For your example (1)
The point x=0 is not fixed in place - y(0,t)=0 is not true for all time - when the wave passes that point, that part of the string will lift right?

But what does have to happen is that y(x<0,t) has to match smoothly with y(x>0,t) - there can be no sudden breaks in the wire, and no sharp corners either.

Per your second example:
For a wire fixed at only one end, you have y(0,t)=0 as normal, but you'd commonly have $$\left.\frac{\partial}{\partial x}y(x,t)\right|_{x=L}=0$$ ... which puzzles you.

The derivative of y wrt x is the slope - a slope of zero is "horizontal" - so the equations is saying that the very end of the wire must be horizontal at all times.

IRL the end will make a flapping motion and may vary it's slope a bit - but for a lot of situations that boundary conditions gives a good approximation.
 
I think I understand the second part now, but for the first: y(0,t)=y(L,t)=0 is therefore the answer for the first question? It says that both ends of the wire are fixed doesn't it? x = 0 and x = L?

Okay I think that makes sense now it has been explained, thanks a lot!
 
RyanTG said:
I think I understand the second part now, but for the first: y(0,t)=y(L,t)=0 is therefore the answer for the first question?

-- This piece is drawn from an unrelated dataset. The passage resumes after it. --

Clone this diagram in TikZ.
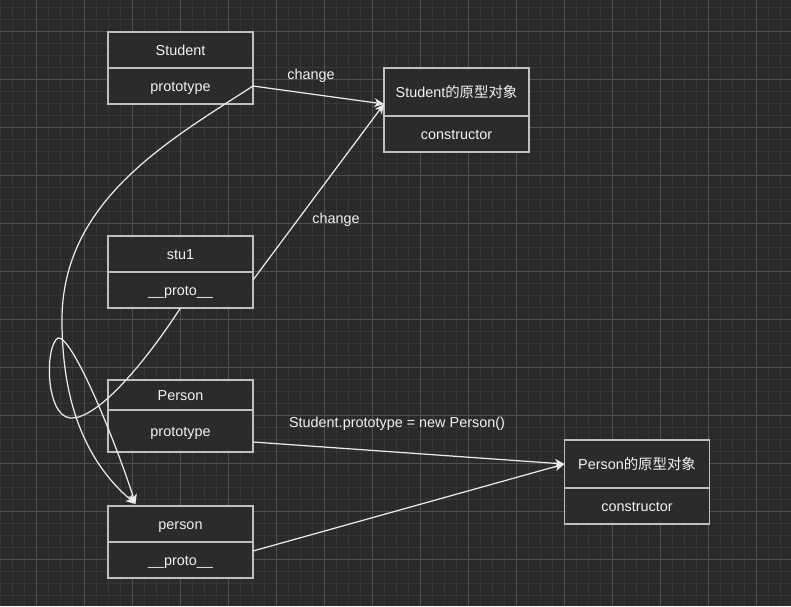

It says that both ends of the wire are fixed doesn't it? x = 0 and x = L?

Correct, y(0,t)=0 means y = 0, for x = 0 and any value of t; and y(L,t) = 0 means y = 0, for x = L and any value of t.
 
RyanTG said:
I think I understand the second part now, but for the first: y(0,t)=y(L,t)=0 is therefore the answer for the first question?
Um ... I used a string/wire fixed at both ends as an example for how a boundary condition is different from an initial condition.
Your first question does not mention the ends of the wire at all ... implies that the string is infinitely long.

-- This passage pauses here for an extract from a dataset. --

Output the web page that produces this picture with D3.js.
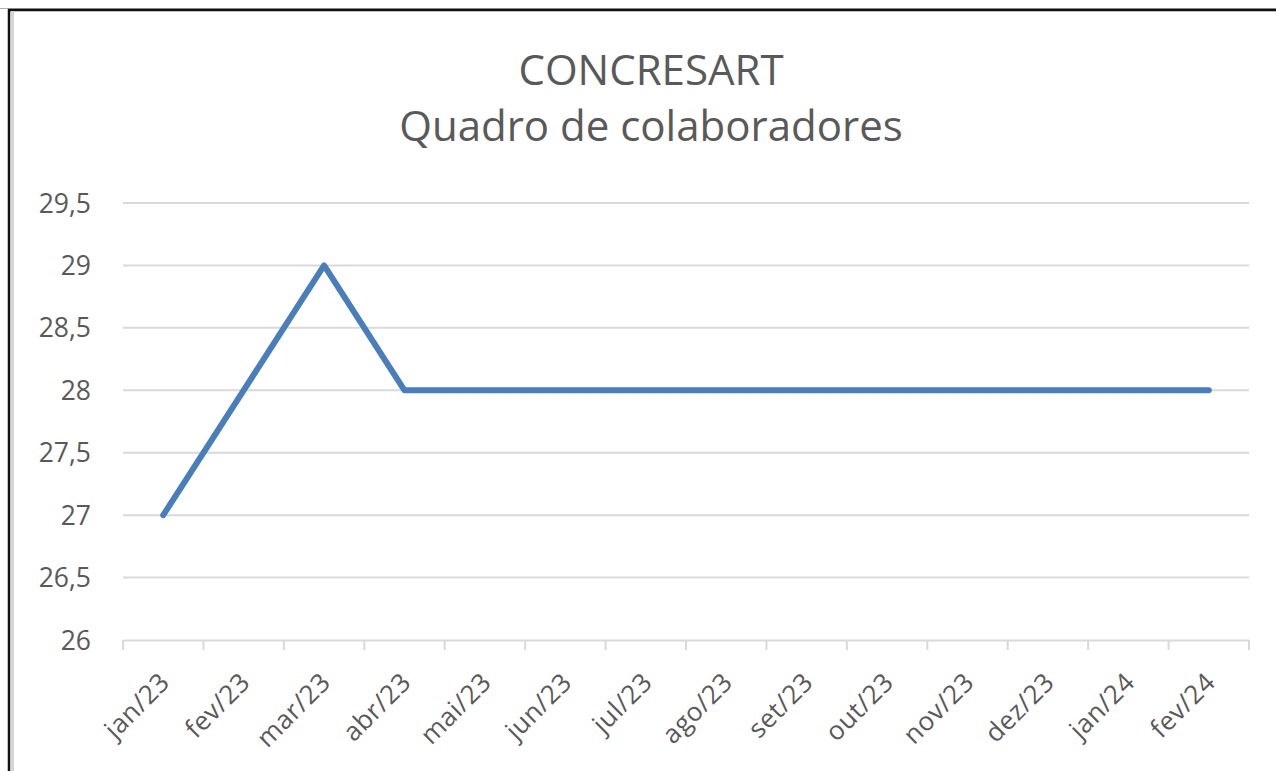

Therefore you only have boundary conditions for x=0.
The way to cope with this sort of thing is to divide the wire into two regions:
$$y(x,t)=\begin{cases}y_1(x,t)&:x < 0\\ y_2(x,t)&: x > 0\end{cases}$$... notice I left off what happens at x=0? That is what the boundary conditions are for.
There's two - one relates the amplitudes of y1 and y2, and the other relates the gradients of y1 and y2.

Have you seen:
http://www.acs.psu.edu/drussell/Demos/reflect/reflect.html
http://www.animations.physics.unsw.edu.au/jw/waves_superposition_reflection.htm
... the last one is good for the demos at the end.

It says that both ends of the wire are fixed doesn't it? x = 0 and x = L?
That's right - and as jtbell points out - if the displacement y at position x and time t is given by y(x,t), then y(a,t)=b is a way of writing: "the displacement at x=a is y=b, for all time".
I could equally write y(x=a,-∞<t<∞)=b

Similarly, if I wrote: y(x,a)=b, then I'd be saying that the displacement is y=b everywhere at time t=a.

It's a good idea to get used to treating maths as a language.